(Source excerpt):
┌──

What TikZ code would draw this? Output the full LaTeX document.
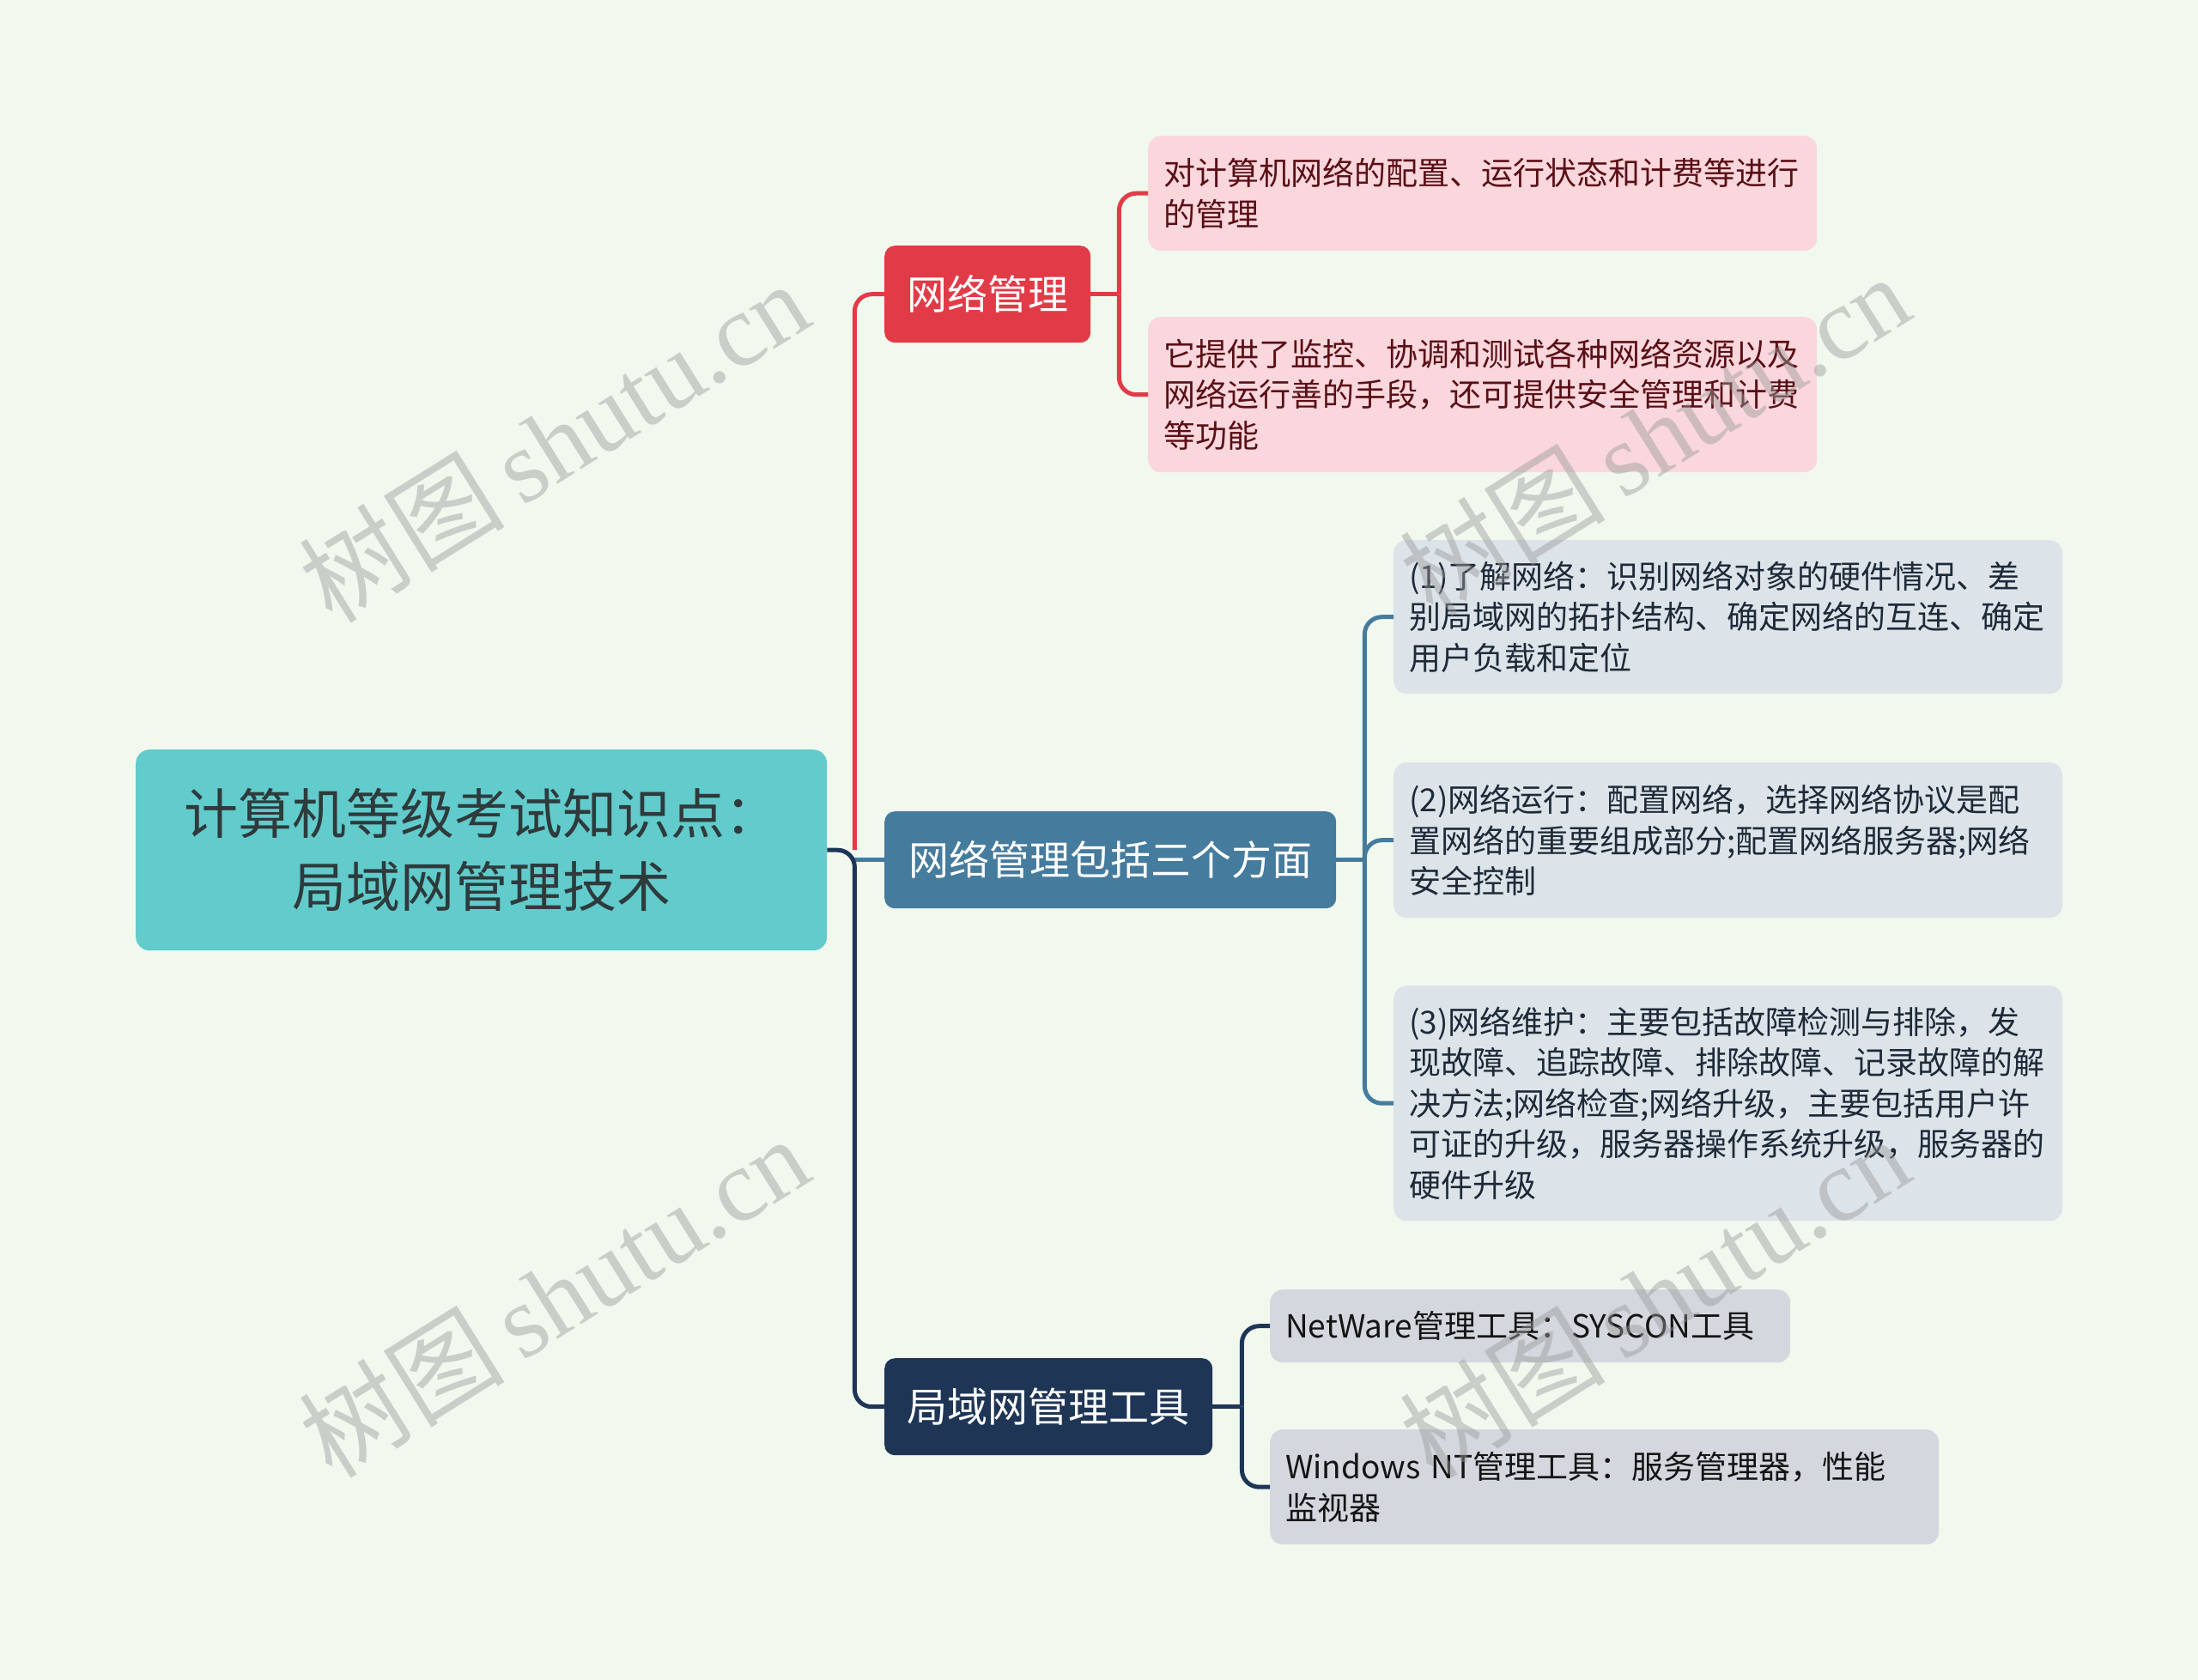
\documentclass[tikz,border=0pt]{standalone}
\usepackage{fontspec}
\setmainfont{Noto Sans CJK SC}
\newfontfamily\wmserif{Liberation Serif}
\newfontfamily\wmcjk{Noto Sans CJK SC}
\usetikzlibrary{calc}
\definecolor{bg}{HTML}{F1F9EF}
\definecolor{rootfill}{HTML}{62CBCC}
\definecolor{roottext}{HTML}{2E3A3B}
\definecolor{redc}{HTML}{E23B48}
\definecolor{steel}{HTML}{457B9D}
\definecolor{navy}{HTML}{1E3556}
\definecolor{pinkfill}{HTML}{FAD7DC}
\definecolor{pinktext}{HTML}{5A0F16}
\definecolor{bluefill}{HTML}{DCE4EA}
\definecolor{bluetext}{HTML}{1E2A38}
\definecolor{grayfill}{HTML}{D4D8DE}
\definecolor{graytext}{HTML}{141414}
\definecolor{wm}{HTML}{9A9A9A}
\begin{document}
\begin{tikzpicture}[x=1pt,y=-1pt,
  rootbox/.style={anchor=north west, fill=rootfill, text=roottext, rounded corners=16pt,
    inner sep=0pt, align=center, font=\fontsize{63}{85}\selectfont},
  mainbox/.style={anchor=north west, text=white, rounded corners=12pt,
    inner xsep=25pt, inner ysep=0pt, minimum height=113pt, font=\fontsize{47}{56}\selectfont},
  leafbox/.style={anchor=north west, rounded corners=15pt, inner xsep=18pt, inner ysep=0pt,
    text width=743pt, align=left, font=\fontsize{37}{47.5}\selectfont},
  pinkleaf/.style={leafbox, fill=pinkfill, text=pinktext},
  blueleaf/.style={leafbox, fill=bluefill, text=bluetext},
  grayleaf/.style={leafbox, fill=grayfill, text=graytext},
  conn/.style={line width=5pt, rounded corners=20pt},
  wmark/.style={text=wm, opacity=0.45, rotate=32, inner sep=0pt}
]
\useasboundingbox[fill=bg] (0,0) rectangle (2560,1957);

% root
\node[rootbox, minimum width=805pt, minimum height=234pt] (root) at (158,873)
  {计算机等级考试知识点：\\局域网管理技术};

% level 1
\node[mainbox, fill=redc, minimum width=240pt] (n1) at (1030,286) {网络管理};
\node[mainbox, fill=steel, minimum width=526pt] (n2) at (1030,945) {网络管理包括三个方面};
\node[mainbox, fill=navy, minimum width=382pt] (n3) at (1030,1582) {局域网管理工具};

% leaves
\node[pinkleaf, minimum height=134pt] (p1) at (1337,158)
  {对计算机网络的配置、运行状态和计费等进行\\的管理};
\node[pinkleaf, minimum height=181pt] (p2) at (1337,369)
  {它提供了监控、协调和测试各种网络资源以及\\网络运行善的手段，还可提供安全管理和计费\\等功能};

\node[blueleaf, minimum height=179pt] (b1) at (1623,629)
  {(1)了解网络：识别网络对象的硬件情况、差\\别局域网的拓扑结构、确定网络的互连、确定\\用户负载和定位};
\node[blueleaf, minimum height=181pt] (b2) at (1623,888)
  {(2)网络运行：配置网络，选择网络协议是配\\置网络的重要组成部分;配置网络服务器;网络\\安全控制};
\node[blueleaf, minimum height=274pt] (b3) at (1623,1148)
  {(3)网络维护：主要包括故障检测与排除，发\\现故障、追踪故障、排除故障、记录故障的解\\决方法;网络检查;网络升级，主要包括用户许\\可证的升级，服务器操作系统升级，服务器的\\硬件升级};

\node[grayleaf, text width=570pt, minimum height=85pt] (g1) at (1479,1502)
  {NetWare管理工具：SYSCON工具};
\node[grayleaf, minimum height=134pt] (g2) at (1479,1665)
  {Windows~NT管理工具：服务管理器，性能\\监视器};

% root connectors
\coordinate (hub) at ($(root.east)+(32,0)$);
\draw[conn, redc] (hub) |- (n1.west);
\draw[conn, steel] (hub |- n2.west) -- (n2.west);
\draw[conn, navy] (root.east) -- (hub) |- (n3.west);

% red branch
\coordinate (h1) at ($(n1.east)+(33,0)$);
\draw[conn, redc] (n1.east) -- (h1);
\draw[conn, redc] (h1) |- (p1.west);
\draw[conn, redc] (h1) |- (p2.west);

% steel branch
\coordinate (h2) at ($(n2.east)+(33,0)$);
\draw[conn, steel] (n2.east) -- (h2);
\draw[conn, steel] (h2) |- (b1.west);
\draw[conn, steel] (h2) |- (b2.west);
\draw[conn, steel] (h2) |- (b3.west);

% navy branch
\coordinate (h3) at ($(n3.east)+(34,0)$);
\draw[conn, navy] (n3.east) -- (h3);
\draw[conn, navy] (h3) |- (g1.west);
\draw[conn, navy] (h3) |- (g2.west);

% watermarks
\node[wmark] (wm1) at (645,514) {\fontsize{120}{120}\selectfont\wmcjk 树图\,\wmserif shutu.cn};
\node[wmark] (wm2) at (1927,506) {\fontsize{120}{120}\selectfont\wmcjk 树图\,\wmserif shutu.cn};
\node[wmark] (wm3) at (645,1510) {\fontsize{120}{120}\selectfont\wmcjk 树图\,\wmserif shutu.cn};
\node[wmark] (wm4) at (1927,1510) {\fontsize{120}{120}\selectfont\wmcjk 树图\,\wmserif shutu.cn};
\end{tikzpicture}
\end{document}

└──

(Exercise objective): Give back the whole listing as it stands, minus its pictures.

(Answer to this exercise):
What TikZ code would draw this? Output the full LaTeX document.
\documentclass[tikz,border=0pt]{standalone}
\usepackage{fontspec}
\setmainfont{Noto Sans CJK SC}
\newfontfamily\wmserif{Liberation Serif}
\newfontfamily\wmcjk{Noto Sans CJK SC}
\usetikzlibrary{calc}
\definecolor{bg}{HTML}{F1F9EF}
\definecolor{rootfill}{HTML}{62CBCC}
\definecolor{roottext}{HTML}{2E3A3B}
\definecolor{redc}{HTML}{E23B48}
\definecolor{steel}{HTML}{457B9D}
\definecolor{navy}{HTML}{1E3556}
\definecolor{pinkfill}{HTML}{FAD7DC}
\definecolor{pinktext}{HTML}{5A0F16}
\definecolor{bluefill}{HTML}{DCE4EA}
\definecolor{bluetext}{HTML}{1E2A38}
\definecolor{grayfill}{HTML}{D4D8DE}
\definecolor{graytext}{HTML}{141414}
\definecolor{wm}{HTML}{9A9A9A}
\begin{document}
\begin{tikzpicture}[x=1pt,y=-1pt,
  rootbox/.style={anchor=north west, fill=rootfill, text=roottext, rounded corners=16pt,
    inner sep=0pt, align=center, font=\fontsize{63}{85}\selectfont},
  mainbox/.style={anchor=north west, text=white, rounded corners=12pt,
    inner xsep=25pt, inner ysep=0pt, minimum height=113pt, font=\fontsize{47}{56}\selectfont},
  leafbox/.style={anchor=north west, rounded corners=15pt, inner xsep=18pt, inner ysep=0pt,
    text width=743pt, align=left, font=\fontsize{37}{47.5}\selectfont},
  pinkleaf/.style={leafbox, fill=pinkfill, text=pinktext},
  blueleaf/.style={leafbox, fill=bluefill, text=bluetext},
  grayleaf/.style={leafbox, fill=grayfill, text=graytext},
  conn/.style={line width=5pt, rounded corners=20pt},
  wmark/.style={text=wm, opacity=0.45, rotate=32, inner sep=0pt}
]
\useasboundingbox[fill=bg] (0,0) rectangle (2560,1957);

% root
\node[rootbox, minimum width=805pt, minimum height=234pt] (root) at (158,873)
  {计算机等级考试知识点：\\局域网管理技术};

% level 1
\node[mainbox, fill=redc, minimum width=240pt] (n1) at (1030,286) {网络管理};
\node[mainbox, fill=steel, minimum width=526pt] (n2) at (1030,945) {网络管理包括三个方面};
\node[mainbox, fill=navy, minimum width=382pt] (n3) at (1030,1582) {局域网管理工具};

% leaves
\node[pinkleaf, minimum height=134pt] (p1) at (1337,158)
  {对计算机网络的配置、运行状态和计费等进行\\的管理};
\node[pinkleaf, minimum height=181pt] (p2) at (1337,369)
  {它提供了监控、协调和测试各种网络资源以及\\网络运行善的手段，还可提供安全管理和计费\\等功能};

\node[blueleaf, minimum height=179pt] (b1) at (1623,629)
  {(1)了解网络：识别网络对象的硬件情况、差\\别局域网的拓扑结构、确定网络的互连、确定\\用户负载和定位};
\node[blueleaf, minimum height=181pt] (b2) at (1623,888)
  {(2)网络运行：配置网络，选择网络协议是配\\置网络的重要组成部分;配置网络服务器;网络\\安全控制};
\node[blueleaf, minimum height=274pt] (b3) at (1623,1148)
  {(3)网络维护：主要包括故障检测与排除，发\\现故障、追踪故障、排除故障、记录故障的解\\决方法;网络检查;网络升级，主要包括用户许\\可证的升级，服务器操作系统升级，服务器的\\硬件升级};

\node[grayleaf, text width=570pt, minimum height=85pt] (g1) at (1479,1502)
  {NetWare管理工具：SYSCON工具};
\node[grayleaf, minimum height=134pt] (g2) at (1479,1665)
  {Windows~NT管理工具：服务管理器，性能\\监视器};

% root connectors
\coordinate (hub) at ($(root.east)+(32,0)$);
\draw[conn, redc] (hub) |- (n1.west);
\draw[conn, steel] (hub |- n2.west) -- (n2.west);
\draw[conn, navy] (root.east) -- (hub) |- (n3.west);

% red branch
\coordinate (h1) at ($(n1.east)+(33,0)$);
\draw[conn, redc] (n1.east) -- (h1);
\draw[conn, redc] (h1) |- (p1.west);
\draw[conn, redc] (h1) |- (p2.west);

% steel branch
\coordinate (h2) at ($(n2.east)+(33,0)$);
\draw[conn, steel] (n2.east) -- (h2);
\draw[conn, steel] (h2) |- (b1.west);
\draw[conn, steel] (h2) |- (b2.west);
\draw[conn, steel] (h2) |- (b3.west);

% navy branch
\coordinate (h3) at ($(n3.east)+(34,0)$);
\draw[conn, navy] (n3.east) -- (h3);
\draw[conn, navy] (h3) |- (g1.west);
\draw[conn, navy] (h3) |- (g2.west);

% watermarks
\node[wmark] (wm1) at (645,514) {\fontsize{120}{120}\selectfont\wmcjk 树图\,\wmserif shutu.cn};
\node[wmark] (wm2) at (1927,506) {\fontsize{120}{120}\selectfont\wmcjk 树图\,\wmserif shutu.cn};
\node[wmark] (wm3) at (645,1510) {\fontsize{120}{120}\selectfont\wmcjk 树图\,\wmserif shutu.cn};
\node[wmark] (wm4) at (1927,1510) {\fontsize{120}{120}\selectfont\wmcjk 树图\,\wmserif shutu.cn};
\end{tikzpicture}
\end{document}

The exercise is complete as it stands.